What is asked: Copy everything in the listing below word for word, apart from any images.

Material:
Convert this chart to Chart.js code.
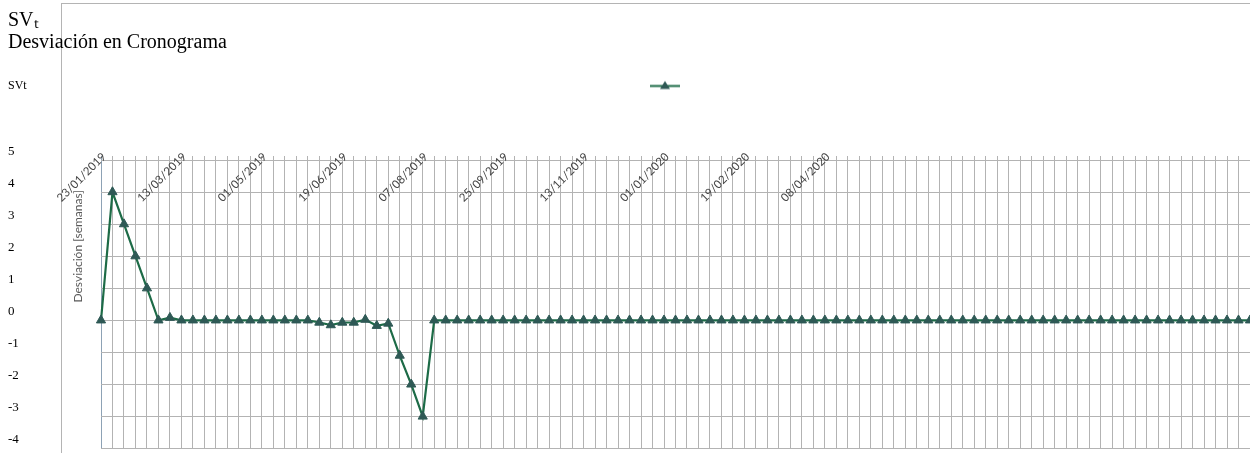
<!DOCTYPE html>
<html>
<head>
<meta charset="utf-8">
<script src="https://cdn.jsdelivr.net/npm/chart.js@4.4.1/dist/chart.umd.min.js"></script>
<style>
  html, body { margin: 0; padding: 0; background: #fff; overflow: hidden; }
  #wrap { position: relative; width: 1250px; height: 453px; }
  #frame { position: absolute; left: 61px; top: 3px; right: 0; bottom: 0; border-left: 1px solid #b4b4b4; border-top: 1px solid #b4b4b4; }
  #chart { position: absolute; left: 0; top: 0; }
</style>
</head>
<body>
<div id="wrap"><div id="frame"></div><canvas id="chart" width="1250" height="453"></canvas></div>
<script>
// weekly status dates, first one 23/01/2019, 101 weeks shown
var firstWeek = Date.UTC(2019, 0, 23);
var weekCount = 101;

// dates that get a label on the top axis
var tickLabels = ['23/01/2019', '13/03/2019', '01/05/2019', '19/06/2019', '07/08/2019',
	'25/09/2019', '13/11/2019', '01/01/2020', '19/02/2020', '08/04/2020'];

// SVt deviation (weeks)
var svtValues = [
	0, 4, 3, 2, 1, 0, 0.08,
	0, 0, 0, 0, 0, 0, 0, 0, 0, 0, 0, 0,
	-0.07, -0.15, -0.07, -0.07, 0.02, -0.17, -0.1, -1.1, -2, -3,
	0, 0, 0, 0, 0, 0, 0, 0, 0, 0, 0, 0,
	0, 0, 0, 0, 0, 0, 0, 0, 0, 0, 0, 0,
	0, 0, 0, 0, 0, 0, 0, 0, 0, 0, 0, 0,
	0, 0, 0, 0, 0, 0, 0, 0, 0, 0, 0, 0,
	0, 0, 0, 0, 0, 0, 0, 0, 0, 0, 0, 0,
	0, 0, 0, 0, 0, 0, 0, 0, 0, 0, 0, 0
];

var yMin = -4;
var yMax = 5;

var lineColor = '#1d6b47';
var markerColor = '#2e5955';
var gridColor = '#b3b3b3';

var categories = [];
for (var i = 0; i < weekCount; i++) {
	var d = new Date(firstWeek + i * 7 * 86400000);
	var dd = ('0' + d.getUTCDate()).slice(-2);
	var mm = ('0' + (d.getUTCMonth() + 1)).slice(-2);
	categories.push(dd + '/' + mm + '/' + d.getUTCFullYear());
}

// legend symbol: line with a triangle (right part of a wider transparent strip)
function legendGlyph() {
	var c = document.createElement('canvas');
	c.width = 108;
	c.height = 12;
	var g = c.getContext('2d');
	g.strokeStyle = lineColor;
	g.lineWidth = 2;
	g.beginPath();
	g.moveTo(78, 6.5);
	g.lineTo(108, 6.5);
	g.stroke();
	g.fillStyle = markerColor;
	g.beginPath();
	g.moveTo(93, 1.5);
	g.lineTo(98, 9.5);
	g.lineTo(88, 9.5);
	g.closePath();
	g.fill();
	return c;
}

var ctx = document.getElementById('chart').getContext('2d');
var chart = new Chart(ctx, {
	type: 'line',
	data: {
		labels: categories,
		datasets: [{
			label: 'SVt',
			data: svtValues,
			borderColor: lineColor,
			borderWidth: 2.2,
			tension: 0,
			pointStyle: 'triangle',
			pointRadius: 5.3,
			pointBackgroundColor: markerColor,
			pointBorderColor: markerColor,
			pointBorderWidth: 1,
			xAxisID: 'x',
			yAxisID: 'y'
		}]
	},
	options: {
		responsive: false,
		animation: false,
		devicePixelRatio: 1,
		events: [],
		layout: { autoPadding: false, padding: { left: 8, right: 0, top: 0, bottom: 4.5 } },
		plugins: {
			title: {
				display: true,
				align: 'start',
				text: ['SV\u209C', 'Desviación en Cronograma'],
				color: '#000',
				font: { family: 'Liberation Serif', size: 20, weight: 'normal', lineHeight: 1.1 },
				padding: { top: 10, bottom: 0 }
			},
			subtitle: {
				display: true,
				align: 'start',
				text: 'SVt',
				color: '#000',
				font: { family: 'Liberation Serif', size: 12, lineHeight: 1.2 },
				padding: { top: 24.8, bottom: -23.7 }
			},
			legend: {
				display: true,
				position: 'top',
				labels: {
					usePointStyle: true,
					pointStyle: legendGlyph(),
					pointStyleWidth: 108,
					padding: 10,
					font: { size: 12 },
					generateLabels: function(c) {
						return Chart.defaults.plugins.legend.labels.generateLabels(c).map(function(item) {
							item.text = '';
							return item;
						});
					}
				}
			},
			tooltip: { enabled: false }
		},
		scales: {
			x: {
				position: 'top',
				offset: false,
				grid: {
					color: function(c) { return c.index === 0 ? '#8da2b5' : gridColor; },
					tickLength: 4
				},
				border: { display: false },
				ticks: {
					autoSkip: false,
					minRotation: 45,
					maxRotation: 45,
					mirror: true,
					padding: 35,
					labelOffset: -42,
					color: '#454545',
					font: { family: 'Lato', size: 11.5 },
					z: 1,
					callback: function(v, i) {
						var l = categories[i];
						return tickLabels.indexOf(l) >= 0 ? l : '';
					}
				},
				afterFit: function(s) {
					s.height = 58.5;
					s.paddingLeft = 0;
					s.paddingRight = 0;
				}
			},
			y: {
				position: 'left',
				weight: 1,
				min: yMin,
				max: yMax,
				grid: { color: gridColor, drawTicks: false },
				border: { display: false },
				ticks: {
					stepSize: 1,
					crossAlign: 'far',
					labelOffset: -8.5,
					padding: 0,
					color: '#000',
					font: { family: 'Liberation Serif', size: 13 }
				},
				afterFit: function(s) {
					s.width = 63;
					s.paddingTop = 0;
					s.paddingBottom = 0;
				}
			},
			yTitle: {
				type: 'linear',
				position: 'left',
				weight: 0,
				grid: { display: false, drawTicks: false },
				border: { display: false },
				ticks: { display: false },
				title: {
					display: true,
					text: 'Desviación [semanas]' + '\u2002\u2002\u2002\u2002\u2002',
					align: 'end',
					color: '#595959',
					font: { family: 'Lato', size: 12 },
					padding: 0
				},
				afterFit: function(s) {
					s.width = 30;
					s.paddingTop = 0;
					s.paddingBottom = 0;
				}
			}
		}
	}
});
</script>
</body>
</html>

Task solution:
Convert this chart to Chart.js code.
<!DOCTYPE html>
<html>
<head>
<meta charset="utf-8">
<script src="https://cdn.jsdelivr.net/npm/chart.js@4.4.1/dist/chart.umd.min.js"></script>
<style>
  html, body { margin: 0; padding: 0; background: #fff; overflow: hidden; }
  #wrap { position: relative; width: 1250px; height: 453px; }
  #frame { position: absolute; left: 61px; top: 3px; right: 0; bottom: 0; border-left: 1px solid #b4b4b4; border-top: 1px solid #b4b4b4; }
  #chart { position: absolute; left: 0; top: 0; }
</style>
</head>
<body>
<div id="wrap"><div id="frame"></div><canvas id="chart" width="1250" height="453"></canvas></div>
<script>
// weekly status dates, first one 23/01/2019, 101 weeks shown
var firstWeek = Date.UTC(2019, 0, 23);
var weekCount = 101;

// dates that get a label on the top axis
var tickLabels = ['23/01/2019', '13/03/2019', '01/05/2019', '19/06/2019', '07/08/2019',
	'25/09/2019', '13/11/2019', '01/01/2020', '19/02/2020', '08/04/2020'];

// SVt deviation (weeks)
var svtValues = [
	0, 4, 3, 2, 1, 0, 0.08,
	0, 0, 0, 0, 0, 0, 0, 0, 0, 0, 0, 0,
	-0.07, -0.15, -0.07, -0.07, 0.02, -0.17, -0.1, -1.1, -2, -3,
	0, 0, 0, 0, 0, 0, 0, 0, 0, 0, 0, 0,
	0, 0, 0, 0, 0, 0, 0, 0, 0, 0, 0, 0,
	0, 0, 0, 0, 0, 0, 0, 0, 0, 0, 0, 0,
	0, 0, 0, 0, 0, 0, 0, 0, 0, 0, 0, 0,
	0, 0, 0, 0, 0, 0, 0, 0, 0, 0, 0, 0,
	0, 0, 0, 0, 0, 0, 0, 0, 0, 0, 0, 0
];

var yMin = -4;
var yMax = 5;

var lineColor = '#1d6b47';
var markerColor = '#2e5955';
var gridColor = '#b3b3b3';

var categories = [];
for (var i = 0; i < weekCount; i++) {
	var d = new Date(firstWeek + i * 7 * 86400000);
	var dd = ('0' + d.getUTCDate()).slice(-2);
	var mm = ('0' + (d.getUTCMonth() + 1)).slice(-2);
	categories.push(dd + '/' + mm + '/' + d.getUTCFullYear());
}

// legend symbol: line with a triangle (right part of a wider transparent strip)
function legendGlyph() {
	var c = document.createElement('canvas');
	c.width = 108;
	c.height = 12;
	var g = c.getContext('2d');
	g.strokeStyle = lineColor;
	g.lineWidth = 2;
	g.beginPath();
	g.moveTo(78, 6.5);
	g.lineTo(108, 6.5);
	g.stroke();
	g.fillStyle = markerColor;
	g.beginPath();
	g.moveTo(93, 1.5);
	g.lineTo(98, 9.5);
	g.lineTo(88, 9.5);
	g.closePath();
	g.fill();
	return c;
}

var ctx = document.getElementById('chart').getContext('2d');
var chart = new Chart(ctx, {
	type: 'line',
	data: {
		labels: categories,
		datasets: [{
			label: 'SVt',
			data: svtValues,
			borderColor: lineColor,
			borderWidth: 2.2,
			tension: 0,
			pointStyle: 'triangle',
			pointRadius: 5.3,
			pointBackgroundColor: markerColor,
			pointBorderColor: markerColor,
			pointBorderWidth: 1,
			xAxisID: 'x',
			yAxisID: 'y'
		}]
	},
	options: {
		responsive: false,
		animation: false,
		devicePixelRatio: 1,
		events: [],
		layout: { autoPadding: false, padding: { left: 8, right: 0, top: 0, bottom: 4.5 } },
		plugins: {
			title: {
				display: true,
				align: 'start',
				text: ['SV\u209C', 'Desviación en Cronograma'],
				color: '#000',
				font: { family: 'Liberation Serif', size: 20, weight: 'normal', lineHeight: 1.1 },
				padding: { top: 10, bottom: 0 }
			},
			subtitle: {
				display: true,
				align: 'start',
				text: 'SVt',
				color: '#000',
				font: { family: 'Liberation Serif', size: 12, lineHeight: 1.2 },
				padding: { top: 24.8, bottom: -23.7 }
			},
			legend: {
				display: true,
				position: 'top',
				labels: {
					usePointStyle: true,
					pointStyle: legendGlyph(),
					pointStyleWidth: 108,
					padding: 10,
					font: { size: 12 },
					generateLabels: function(c) {
						return Chart.defaults.plugins.legend.labels.generateLabels(c).map(function(item) {
							item.text = '';
							return item;
						});
					}
				}
			},
			tooltip: { enabled: false }
		},
		scales: {
			x: {
				position: 'top',
				offset: false,
				grid: {
					color: function(c) { return c.index === 0 ? '#8da2b5' : gridColor; },
					tickLength: 4
				},
				border: { display: false },
				ticks: {
					autoSkip: false,
					minRotation: 45,
					maxRotation: 45,
					mirror: true,
					padding: 35,
					labelOffset: -42,
					color: '#454545',
					font: { family: 'Lato', size: 11.5 },
					z: 1,
					callback: function(v, i) {
						var l = categories[i];
						return tickLabels.indexOf(l) >= 0 ? l : '';
					}
				},
				afterFit: function(s) {
					s.height = 58.5;
					s.paddingLeft = 0;
					s.paddingRight = 0;
				}
			},
			y: {
				position: 'left',
				weight: 1,
				min: yMin,
				max: yMax,
				grid: { color: gridColor, drawTicks: false },
				border: { display: false },
				ticks: {
					stepSize: 1,
					crossAlign: 'far',
					labelOffset: -8.5,
					padding: 0,
					color: '#000',
					font: { family: 'Liberation Serif', size: 13 }
				},
				afterFit: function(s) {
					s.width = 63;
					s.paddingTop = 0;
					s.paddingBottom = 0;
				}
			},
			yTitle: {
				type: 'linear',
				position: 'left',
				weight: 0,
				grid: { display: false, drawTicks: false },
				border: { display: false },
				ticks: { display: false },
				title: {
					display: true,
					text: 'Desviación [semanas]' + '\u2002\u2002\u2002\u2002\u2002',
					align: 'end',
					color: '#595959',
					font: { family: 'Lato', size: 12 },
					padding: 0
				},
				afterFit: function(s) {
					s.width = 30;
					s.paddingTop = 0;
					s.paddingBottom = 0;
				}
			}
		}
	}
});
</script>
</body>
</html>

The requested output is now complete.